More than just weed at Providence cannabis fest
The Providence Journal-Karen Lee Ziner-7/23/16
PROVIDENCE — The Medical Cannabis Festival on Saturday featured soundtracks from Bob Marley and the Grateful Dead as people perused the merchandise. Hand-blown, $250 art-glass pipes, wooden “pot pockets,” funky jewelry and a display poster for “Train Wreck Strain” of marijuana.
But beyond the paraphernalia and free prizes lay serious concerns — and information — about accessible, affordable medical marijuana for people in need. People with such qualifying conditions as cancer; HIV/AIDS; multiple sclerosis; hepatitis C; epilepsy; and — newly legislated in Rhode Island — post-traumatic stress disorder.
Sponsored by the Rhode Island Patient Advocacy Coalition (RIPAC), Saturday’s festival on Bell Street on the West Side marked the 10th anniversary of Rhode Island’s medical marijuana (MMj) program.
“This year has been challenging,” said RIPAC executive director Joanne Leppanen, referring to legislative battles at the State House. “It’s always challenging. But this is about people’s medical needs. Look at all the people who have been helped. It’s time to reflect and see how far we’ve come.”

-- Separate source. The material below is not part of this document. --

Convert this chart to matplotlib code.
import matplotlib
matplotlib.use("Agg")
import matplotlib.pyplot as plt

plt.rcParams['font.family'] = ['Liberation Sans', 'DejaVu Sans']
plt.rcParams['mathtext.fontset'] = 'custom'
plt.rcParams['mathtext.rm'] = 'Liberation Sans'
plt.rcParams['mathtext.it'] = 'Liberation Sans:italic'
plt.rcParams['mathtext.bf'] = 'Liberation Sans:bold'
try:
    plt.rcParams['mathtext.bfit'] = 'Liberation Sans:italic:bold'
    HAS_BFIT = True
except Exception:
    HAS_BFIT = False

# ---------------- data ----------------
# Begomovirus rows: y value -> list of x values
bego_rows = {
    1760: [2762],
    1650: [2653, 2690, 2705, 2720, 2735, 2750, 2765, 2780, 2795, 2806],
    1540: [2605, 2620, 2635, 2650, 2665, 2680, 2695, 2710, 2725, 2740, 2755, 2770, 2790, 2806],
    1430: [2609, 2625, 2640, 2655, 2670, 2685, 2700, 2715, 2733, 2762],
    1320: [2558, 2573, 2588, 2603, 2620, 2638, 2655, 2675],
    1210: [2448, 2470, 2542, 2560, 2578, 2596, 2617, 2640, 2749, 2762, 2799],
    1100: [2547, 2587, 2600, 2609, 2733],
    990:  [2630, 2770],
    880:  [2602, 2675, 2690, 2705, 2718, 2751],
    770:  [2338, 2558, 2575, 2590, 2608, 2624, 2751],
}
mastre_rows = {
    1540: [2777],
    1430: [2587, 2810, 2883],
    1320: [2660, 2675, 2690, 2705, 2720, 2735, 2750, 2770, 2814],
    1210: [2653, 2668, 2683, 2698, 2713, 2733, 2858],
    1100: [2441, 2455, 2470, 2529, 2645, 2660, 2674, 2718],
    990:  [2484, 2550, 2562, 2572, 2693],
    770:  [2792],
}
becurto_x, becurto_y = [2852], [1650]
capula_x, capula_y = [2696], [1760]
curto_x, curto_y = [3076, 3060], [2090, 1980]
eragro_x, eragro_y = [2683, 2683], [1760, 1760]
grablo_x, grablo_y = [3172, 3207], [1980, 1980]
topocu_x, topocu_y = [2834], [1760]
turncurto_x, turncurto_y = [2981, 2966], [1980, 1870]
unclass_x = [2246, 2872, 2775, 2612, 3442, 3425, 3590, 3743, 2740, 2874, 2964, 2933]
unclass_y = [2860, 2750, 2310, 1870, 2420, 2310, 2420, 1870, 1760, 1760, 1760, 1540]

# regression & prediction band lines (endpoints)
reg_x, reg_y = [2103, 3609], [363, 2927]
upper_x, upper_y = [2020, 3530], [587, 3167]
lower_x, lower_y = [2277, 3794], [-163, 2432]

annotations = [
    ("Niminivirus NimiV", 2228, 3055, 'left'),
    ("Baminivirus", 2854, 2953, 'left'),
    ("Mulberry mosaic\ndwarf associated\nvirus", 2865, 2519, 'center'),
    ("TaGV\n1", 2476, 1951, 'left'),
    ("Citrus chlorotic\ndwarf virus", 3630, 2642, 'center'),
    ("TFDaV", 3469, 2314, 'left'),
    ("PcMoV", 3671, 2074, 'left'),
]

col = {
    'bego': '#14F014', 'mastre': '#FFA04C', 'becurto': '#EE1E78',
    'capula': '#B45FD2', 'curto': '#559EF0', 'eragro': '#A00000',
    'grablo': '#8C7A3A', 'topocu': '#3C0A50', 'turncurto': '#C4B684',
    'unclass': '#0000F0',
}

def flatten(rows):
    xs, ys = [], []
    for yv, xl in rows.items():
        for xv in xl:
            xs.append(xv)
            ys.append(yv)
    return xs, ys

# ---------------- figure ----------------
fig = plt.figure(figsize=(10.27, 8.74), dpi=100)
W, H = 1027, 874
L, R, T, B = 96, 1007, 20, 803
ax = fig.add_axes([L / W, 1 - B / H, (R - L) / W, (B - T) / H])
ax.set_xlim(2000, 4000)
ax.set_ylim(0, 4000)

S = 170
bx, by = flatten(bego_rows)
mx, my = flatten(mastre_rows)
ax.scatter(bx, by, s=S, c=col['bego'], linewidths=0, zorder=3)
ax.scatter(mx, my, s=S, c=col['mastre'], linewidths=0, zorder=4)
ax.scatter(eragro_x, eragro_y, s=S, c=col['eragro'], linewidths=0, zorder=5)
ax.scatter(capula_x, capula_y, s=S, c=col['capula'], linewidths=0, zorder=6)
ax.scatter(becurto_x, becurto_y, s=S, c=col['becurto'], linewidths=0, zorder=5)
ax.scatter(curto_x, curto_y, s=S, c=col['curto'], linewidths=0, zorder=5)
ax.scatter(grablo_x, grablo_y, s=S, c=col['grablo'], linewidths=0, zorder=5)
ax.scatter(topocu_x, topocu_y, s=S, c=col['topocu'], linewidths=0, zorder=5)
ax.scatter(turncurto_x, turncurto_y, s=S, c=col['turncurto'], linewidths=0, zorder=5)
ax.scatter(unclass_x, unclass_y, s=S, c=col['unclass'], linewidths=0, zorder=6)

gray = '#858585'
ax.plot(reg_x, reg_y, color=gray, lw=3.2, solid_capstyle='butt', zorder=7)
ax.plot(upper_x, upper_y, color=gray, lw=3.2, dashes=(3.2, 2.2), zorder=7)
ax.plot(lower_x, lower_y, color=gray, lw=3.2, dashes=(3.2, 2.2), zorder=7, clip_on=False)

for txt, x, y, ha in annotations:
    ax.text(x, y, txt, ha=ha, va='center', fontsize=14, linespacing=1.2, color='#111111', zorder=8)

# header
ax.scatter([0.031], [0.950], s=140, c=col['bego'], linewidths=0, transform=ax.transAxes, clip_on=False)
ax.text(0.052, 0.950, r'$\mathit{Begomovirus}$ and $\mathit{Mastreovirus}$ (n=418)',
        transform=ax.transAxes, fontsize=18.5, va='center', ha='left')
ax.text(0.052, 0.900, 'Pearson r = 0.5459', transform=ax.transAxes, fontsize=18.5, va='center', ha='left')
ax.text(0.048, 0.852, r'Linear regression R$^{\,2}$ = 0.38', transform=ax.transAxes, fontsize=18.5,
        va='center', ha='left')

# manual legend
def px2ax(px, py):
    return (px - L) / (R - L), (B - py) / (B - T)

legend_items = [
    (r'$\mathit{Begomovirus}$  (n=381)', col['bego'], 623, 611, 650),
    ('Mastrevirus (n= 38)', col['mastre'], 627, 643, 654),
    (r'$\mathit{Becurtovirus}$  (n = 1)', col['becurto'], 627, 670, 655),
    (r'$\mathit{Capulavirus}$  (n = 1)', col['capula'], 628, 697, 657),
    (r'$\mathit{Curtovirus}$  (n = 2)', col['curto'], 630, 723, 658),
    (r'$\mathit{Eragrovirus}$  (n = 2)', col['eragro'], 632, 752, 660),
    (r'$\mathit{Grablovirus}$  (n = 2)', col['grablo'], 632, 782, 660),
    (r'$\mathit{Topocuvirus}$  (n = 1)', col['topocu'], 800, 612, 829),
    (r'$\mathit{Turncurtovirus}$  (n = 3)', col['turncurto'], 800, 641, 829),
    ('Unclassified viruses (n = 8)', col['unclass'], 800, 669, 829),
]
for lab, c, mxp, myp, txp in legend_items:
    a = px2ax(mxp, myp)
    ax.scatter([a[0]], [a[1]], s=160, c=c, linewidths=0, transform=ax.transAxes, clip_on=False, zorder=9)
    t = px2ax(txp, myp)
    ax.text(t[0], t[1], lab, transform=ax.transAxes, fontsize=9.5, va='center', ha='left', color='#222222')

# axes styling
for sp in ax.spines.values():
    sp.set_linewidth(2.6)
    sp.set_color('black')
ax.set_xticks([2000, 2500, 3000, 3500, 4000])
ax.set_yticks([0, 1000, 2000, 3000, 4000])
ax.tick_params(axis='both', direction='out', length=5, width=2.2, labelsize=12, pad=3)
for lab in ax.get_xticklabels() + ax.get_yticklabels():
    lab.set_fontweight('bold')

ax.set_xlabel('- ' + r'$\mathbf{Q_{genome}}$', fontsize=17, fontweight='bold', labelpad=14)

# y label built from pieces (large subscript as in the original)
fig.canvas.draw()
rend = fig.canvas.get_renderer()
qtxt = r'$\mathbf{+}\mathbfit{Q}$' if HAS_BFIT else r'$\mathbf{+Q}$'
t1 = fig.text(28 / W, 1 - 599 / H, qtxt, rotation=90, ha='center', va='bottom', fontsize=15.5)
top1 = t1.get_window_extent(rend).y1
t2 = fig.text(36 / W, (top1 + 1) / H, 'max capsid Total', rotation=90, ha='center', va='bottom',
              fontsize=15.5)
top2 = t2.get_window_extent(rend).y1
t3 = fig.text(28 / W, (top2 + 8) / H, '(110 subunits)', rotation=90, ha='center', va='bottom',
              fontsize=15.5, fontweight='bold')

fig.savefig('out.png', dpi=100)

At various booths, event-goers could learn growing advice from plant experts, meet with representatives of Rhode Island’s three licensed compassion centers, learn how to connect with caregivers, and get information about Rhode Island’s evolving medical marijuana law — enacted in 2006.

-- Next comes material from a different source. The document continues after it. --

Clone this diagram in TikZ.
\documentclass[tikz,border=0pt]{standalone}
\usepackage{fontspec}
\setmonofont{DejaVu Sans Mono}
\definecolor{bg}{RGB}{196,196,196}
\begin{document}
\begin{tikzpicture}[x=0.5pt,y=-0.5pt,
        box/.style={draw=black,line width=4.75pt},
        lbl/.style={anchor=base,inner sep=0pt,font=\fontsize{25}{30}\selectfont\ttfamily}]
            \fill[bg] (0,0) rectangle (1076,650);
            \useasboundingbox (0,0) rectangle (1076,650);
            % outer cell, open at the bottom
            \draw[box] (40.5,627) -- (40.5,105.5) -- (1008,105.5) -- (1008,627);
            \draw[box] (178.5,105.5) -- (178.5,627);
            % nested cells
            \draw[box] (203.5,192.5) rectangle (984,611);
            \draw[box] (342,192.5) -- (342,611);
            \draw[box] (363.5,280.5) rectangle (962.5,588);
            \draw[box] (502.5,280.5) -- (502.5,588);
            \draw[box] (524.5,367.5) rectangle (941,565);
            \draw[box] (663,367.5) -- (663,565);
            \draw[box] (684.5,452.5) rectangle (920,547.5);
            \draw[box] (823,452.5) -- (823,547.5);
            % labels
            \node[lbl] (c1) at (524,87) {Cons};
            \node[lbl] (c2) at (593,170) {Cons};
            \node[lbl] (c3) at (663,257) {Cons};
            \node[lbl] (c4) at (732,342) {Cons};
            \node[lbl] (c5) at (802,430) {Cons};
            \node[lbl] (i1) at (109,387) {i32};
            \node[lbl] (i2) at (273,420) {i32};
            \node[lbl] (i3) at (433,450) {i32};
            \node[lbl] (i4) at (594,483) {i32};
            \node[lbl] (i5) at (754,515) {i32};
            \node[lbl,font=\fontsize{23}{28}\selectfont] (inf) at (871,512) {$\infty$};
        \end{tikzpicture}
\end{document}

Derek Cloutier said marijuana helps alleviate the PTSD he suffers as a result of his tour of duty in Iraq. Cloutier’s PTSD is easily triggered.

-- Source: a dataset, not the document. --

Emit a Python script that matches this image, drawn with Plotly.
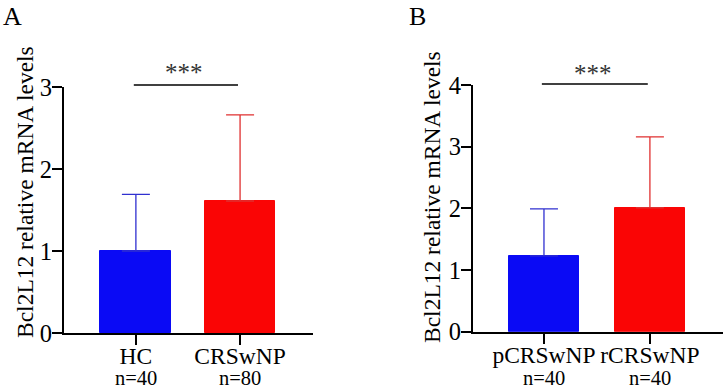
import plotly.graph_objects as go

W, H = 725, 388

# ---- data ----
cats_a = ["HC", "CRSwNP"]
n_a = ["n=40", "n=80"]
mean_a = [1.00, 1.61]
sd_a = [0.69, 1.05]

cats_b = ["pCRSwNP", "rCRSwNP"]
n_b = ["n=40", "n=40"]
mean_b = [1.23, 2.01]
sd_b = [0.76, 1.15]

sig_label = "***"
y_title = "Bcl2L12 relative mRNA levels"

colors = ["#0a0af5", "#fa0505"]
err_colors = ["#3030d0", "#e03030"]
FONT = "Liberation Serif, Times New Roman, serif"

fig = go.Figure()

def add_panel(xa, ya, cats, means, sds, width):
    for i, (c, m, s) in enumerate(zip(cats, means, sds)):
        fig.add_trace(go.Bar(
            x=[i], y=[m], width=width, xaxis=xa, yaxis=ya,
            marker=dict(color=colors[i], line=dict(color=colors[i], width=1)),
            error_y=dict(type="data", symmetric=False, array=[s], arrayminus=[0],
                         color=err_colors[i], thickness=1.3, width=14),
            showlegend=False, hoverinfo="skip"))

add_panel("x", "y", cats_a, mean_a, sd_a, 0.68)
add_panel("x2", "y2", cats_b, mean_b, sd_b, 0.66)

axis_common = dict(showline=True, linecolor="black", linewidth=2, ticks="outside",
                   ticklen=10, tickwidth=2, tickcolor="black", showgrid=False,
                   zeroline=False, automargin=False, tickangle=0)
xax = dict(ticklabelstandoff=-9, tickfont=dict(family=FONT, size=23.5, color="black"),
           **axis_common)
yax = dict(ticklabelstandoff=-5, tickfont=dict(family=FONT, size=24.5, color="black"),
           **axis_common)

fig.update_layout(
    width=W, height=H, margin=dict(l=0, r=0, t=0, b=0, autoexpand=False),
    paper_bgcolor="white", plot_bgcolor="white",
    font=dict(family=FONT, color="black"),
    bargap=0,
    xaxis=dict(domain=[64/W, 313/W], range=[-0.69, 1.70], tickmode="array",
               tickvals=list(range(len(cats_a))), ticktext=cats_a, anchor="y", **xax),
    yaxis=dict(domain=[1-333/H, 1-87/H], range=[0, 3], tickmode="array",
               tickvals=[0, 1, 2, 3], anchor="x", **yax),
    xaxis2=dict(domain=[473/W, 723/W], range=[-0.67, 1.69], tickmode="array",
                tickvals=list(range(len(cats_b))), ticktext=cats_b, anchor="y2", **xax),
    yaxis2=dict(domain=[1-331.7/H, 1-85/H], range=[0, 4], tickmode="array",
                tickvals=[0, 1, 2, 3, 4], anchor="x2", **yax),
)

# significance lines and stars
for xa, ya, ly, sy in [("x", "y", 1.008, 1.058), ("x2", "y2", 1.004, 1.048)]:
    fig.add_shape(type="line", xref=xa, yref=ya + " domain", x0=-0.02, x1=0.98,
                  y0=ly, y1=ly, line=dict(color="black", width=1.5))
    fig.add_annotation(text=sig_label, xref=xa, yref=ya + " domain", x=0.46, y=sy,
                       showarrow=False, xanchor="center", yanchor="middle",
                       font=dict(family=FONT, size=25, color="#333333"))

# n labels
for xa, ns in [("x", n_a), ("x2", n_b)]:
    for i, t in enumerate(ns):
        fig.add_annotation(text=t, xref=xa, yref="paper", x=i, y=0, yshift=-2,
                           showarrow=False, xanchor="center", yanchor="bottom",
                           borderpad=0,
                           font=dict(family=FONT, size=20.5, color="black"))

# y titles
for xpx, ypx in [(25, 192), (432, 197)]:
    fig.add_annotation(text=y_title, xref="paper", yref="paper", x=xpx/W, y=1-ypx/H,
                       textangle=-90, showarrow=False, xanchor="center", yanchor="middle",
                       font=dict(family=FONT, size=23.5, color="black"))

# panel labels
for lab, xpx in [("A", 1), ("B", 407)]:
    fig.add_annotation(text=lab, xref="paper", yref="paper", x=xpx/W, y=1,
                       showarrow=False, xanchor="left", yanchor="top",
                       font=dict(family=FONT, size=26, color="black"))

fig.write_html("out.html")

He sees a car in a breakdown lane and his mind leaps to hidden explosive devices. Certain smells, barking dogs can plunge him into a nightmare.
“Things that happened around certain traumatic events, whether it’s sniper fire, machine guns, mortars … If you’re in a firefight, if something’s happening around you and there are certain smells — it’s going to be ingrained in your brain,” Cloutier said.
Cannabis “takes away that ‘crazy mind,'” and allows him to focus, and calm down. He has been able to come off all other medications, including anti-depressants, he said.
Magdalena Andreozzi, who is an MMj card holder, said she stopped in “to learn what’s going on with medical marijuana and medicinal marijuana use in the state of Rhode Island. I’m here to educate myself and listen to other people about what’s happening, and where we’re headed.”
But it wasn’t all about public policy and legal issues. There were hot dogs on the grill, and chair massages on a blistering hot day. And buying opportunities.
Jonathan Foster’s merchandise featured an array of colorful pipes, including glass lobster claw pipes from Maine and the “Mick Jagger” pipe — lips with a tongue sticking out.
And “PAX”, a $279 vape pipe that comes in a white box reminiscent of Apple products.
Foster noted, “It’s the IPhone of vaporizers.”